In recent times the country has been experiencing power outages of various stages, affecting the daily activities of households and businesses. With the current challenges that Eskom is facing, indications are, load shedding, as these power interruptions have come to be known, may continue for some time.
Young people, particularly learners and those who have started working, carry the brunt of the power outages as they cannot do school work in the dark nor deliver on employer targets. As they say: “Without electricity our lives are empty.”
According to Menzi Nkosi, an engineer from Ekurhuleni, load shedding is a necessary step that has to be taken by Eskom to avoid a total blackout throughout the country.
“When Eskom invokes the various stages of load shedding, the company is in fact saving us from a major catastrophe as a country. These power outages are a means to balance the demand and supply of electricity. Eskom engages the load shedding gear in cases where the demand is higher than what the national grid can produce,” says Nkosi.
But as with all situations in life, young people and their families have a number of tools to cope with load shedding. Following are some of them.
- Use solar energy and alternative sources of energy. Families have the option to use energy from the sun to heat the house, have lights, charge appliances like cell phones and do other things which would normally be impossible without electricity. Many parts of South Africa have abundant sunshine and this natural resource can be harnessed to make our lives easier. The bonus is that such renewable energy is also friendlier to the environment than coal generated electricity.
- Do your homework whilst the sun shines. Young people, particularly leaners are advised to do their homework as soon as they return from school. They should not wait for the evening to do school work. It is said that make hay while the sun shines.
- Families are advised to invest in a gas stove. This is a safe and affordable option that could ensure that the family does not go hungry when the lights are off. The good thing is that the family can also get a portable gas stove which can be taken everywhere.
- Young people are also advised to use empty plastic cool drink bottles and fill them with water and place in your deep freeze. According to EWN, if the power is out for a long time, people can take them out and put them in your fridge to keep food cold until the power comes back on. It also will create extra freezing in the deep freeze to keep meats from thawing.
- Families are also advised to invest in torches, lamps, lanterns and other battery operated lights to keep at strategic areas around the house and yard. Whilst candles are also a viable option, they are not as safe as the battery powered lights.
- Whilst it may seem a bit costly, depending on size, a generator is a good idea for a family that wants to survive the spells of load shedding.

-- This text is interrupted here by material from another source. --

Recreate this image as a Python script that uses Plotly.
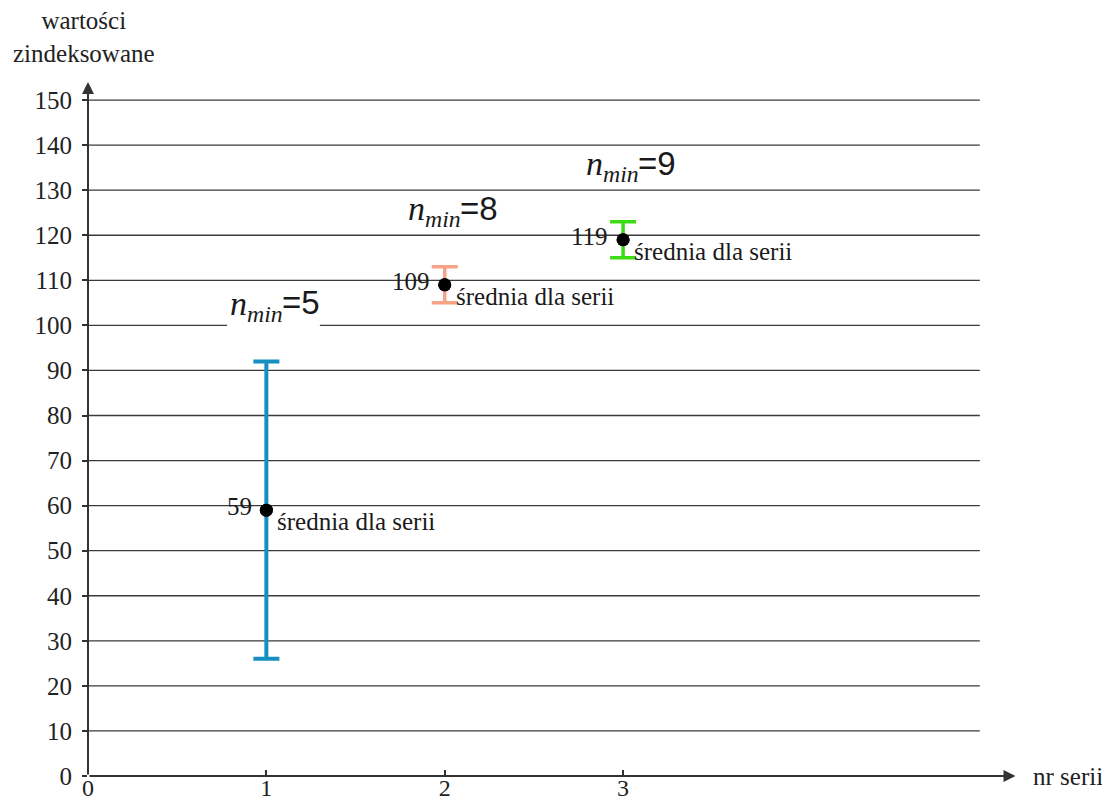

- Invest in reliable car chargers for the cell phones and other electronic gadgets. It is a good idea to charge these gadgets to capacity whilst driving.
- A head torch or cap always comes in handy in such situations. These are idea for lighting your way and walking around the house or yard when it is dark.
- Have emergency lights installed at strategic places in the house and yard. These switch on automatically when the power goes off.
- Keep abreast with the news so that you may have information on load shedding schedules. This will enable you to plan your day and night ahead.